= Alfred De Sève =

Canadian violinist, composer, and music educator

Alfred De Sève (May or June 1858 – 25 November 1927) was a Canadian violinist, composer, and music educator. His compositional output includes works for violin and piano, solo piano, and orchestra; many of which were published by Arthur P. Schmidt and Charles H. Ditson.

==Life and career==
Born in Saint-Henri, Montreal, De Sève was a child prodigy and began studying the violin with Oscar Martel at the age of seven. After just six months of lessons, he gave his first public recital to critical acclaim. He later studied with Frantz Jehin-Prume in Montreal and in 1876 studied in Paris with Pablo de Sarasate, Hubert Léonard, and Lambert Massart. From 1877 to 1879 he studied with Henri Vieuxtemps in Paris and during that time served as Isabella II of Spain's court violinist in addition to his active career as a concert violinist with a number of Paris orchestras and musical ensembles. After building his reputation in Europe, he returned to his native country and quickly became active as a concert violinist. He was accompanied in recitals by the pianist Joséphine Bruneau and the two married in 1880.

In 1881 De Sève relocated to Boston, Massachusetts in the United States to join the faculty of the New England Conservatory. In 1891 he was appointed choirmaster at the Cathedral of the Holy Cross after the death of Calixa Lavallée. He was also a member of the Boston Symphony Orchestra (BSO) and appeared as a soloist with the BSO on a number of occasions. His 18 February 1882 performance of Felix Mendelssohn's Violin Concerto and 15 December 1883 performance of Camille Saint-Saëns' Introduction and Rondo Capriccioso were some of the earliest appearances of a Canadian musician with a major symphony orchestra in the United States. He toured the United States several times with the BSO, and also served as the concertmaster of the Boston Philharmonic.

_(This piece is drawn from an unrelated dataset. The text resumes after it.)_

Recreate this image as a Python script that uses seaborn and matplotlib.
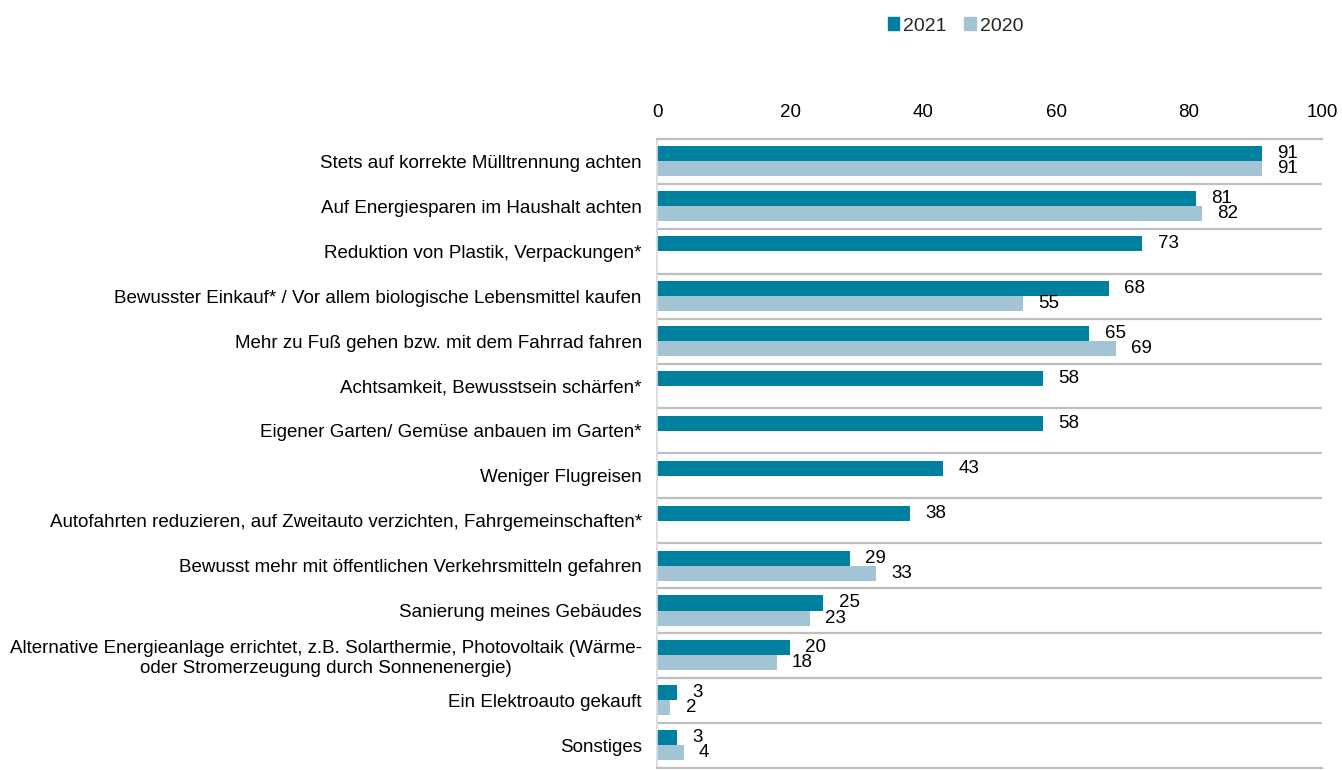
import matplotlib
matplotlib.use("Agg")
import matplotlib.pyplot as plt
import numpy as np
import pandas as pd
import seaborn as sns

kategorien = [
    "Stets auf korrekte Mülltrennung achten",
    "Auf Energiesparen im Haushalt achten",
    "Reduktion von Plastik, Verpackungen*",
    "Bewusster Einkauf* / Vor allem biologische Lebensmittel kaufen",
    "Mehr zu Fuß gehen bzw. mit dem Fahrrad fahren",
    "Achtsamkeit, Bewusstsein schärfen*",
    "Eigener Garten/ Gemüse anbauen im Garten*",
    "Weniger Flugreisen",
    "Autofahrten reduzieren, auf Zweitauto verzichten, Fahrgemeinschaften*",
    "Bewusst mehr mit öffentlichen Verkehrsmitteln gefahren",
    "Sanierung meines Gebäudes",
    "Alternative Energieanlage errichtet, z.B. Solarthermie, Photovoltaik (Wärme-\noder Stromerzeugung durch Sonnenenergie)",
    "Ein Elektroauto gekauft",
    "Sonstiges",
]
werte_2021 = [91, 81, 73, 68, 65, 58, 58, 43, 38, 29, 25, 20, 3, 3]
werte_2020 = [91, 82, np.nan, 55, 69, np.nan, np.nan, np.nan, np.nan, 33, 23, 18, 2, 4]
jahre = ["2021", "2020"]
farben = ["#00809F", "#A3C4D4"]

df = pd.concat([
    pd.DataFrame({"Kategorie": kategorien, "Wert": werte_2021, "Jahr": "2021"}),
    pd.DataFrame({"Kategorie": kategorien, "Wert": werte_2020, "Jahr": "2020"}),
]).dropna()

sns.set_theme(style="white")
plt.rcParams["font.family"] = ["Liberation Sans", "DejaVu Sans"]

fig = plt.figure(figsize=(13.42, 7.70), dpi=100)
ax = fig.add_axes([0.4896, 0.003, 0.4955, 0.8165])

sns.barplot(data=df, y="Kategorie", x="Wert", hue="Jahr", order=kategorien,
            hue_order=jahre, palette=farben, width=0.67, dodge=True,
            errorbar=None, ax=ax, legend=False, saturation=1, linewidth=0)

for c in ax.containers:
    ax.bar_label(c, fmt="%.0f", padding=11, fontsize=13.5, color="#000000")

ax.set_xlim(0, 100)
ax.set_xticks(range(0, 101, 20))
ax.xaxis.tick_top()
ax.tick_params(axis="x", length=0, pad=13, labelsize=13.5, colors="#000000")
ax.tick_params(axis="y", length=0, pad=11, labelsize=13.5, colors="#000000")
ax.set_xlabel("")
ax.set_ylabel("")
for lbl in ax.get_yticklabels():
    lbl.set_multialignment("center")

ax.set_yticks(np.arange(0.5, len(kategorien) - 1, 1), minor=True)
ax.tick_params(axis="y", which="minor", length=0)
ax.grid(which="minor", axis="y", color="#BFBFBF", linewidth=1.6)
ax.grid(which="major", visible=False)
ax.set_ylim(len(kategorien) - 0.5, -0.5)

for s in ["top", "bottom"]:
    ax.spines[s].set_color("#BFBFBF")
    ax.spines[s].set_linewidth(1.6)
ax.spines["left"].set_color("#D9D9D9")
ax.spines["right"].set_visible(False)

handles = [plt.Rectangle((0, 0), 1, 1, color=f) for f in farben]
fig.legend(handles, jahre, loc="upper center", bbox_to_anchor=(0.712, 1.0),
           ncol=2, frameon=False, fontsize=14, handlelength=0.6, handleheight=0.6,
           handletextpad=0.2, columnspacing=0.9)

fig.savefig("out.png", dpi=100)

De Sève returned to Saint-Henri in 1899 to join the music faculty at McGill University. By this time he had amassed a large personal fortune and he spent a considerable amount of time managing his personal assets. He was also active as a private violin instructor. Some of his notable students included Alexander Brott, Albert Chamberland, Eugène Chartier, René Gagnier, Lucien Martin, and Ethel Stark. He died in Montreal in 1927 at the age of 69. A street in has native city was named in his honour in 1931 and the "De Sève Quartet" was founded in Montreal in 1989; a group which included violinist Philippe Djokic.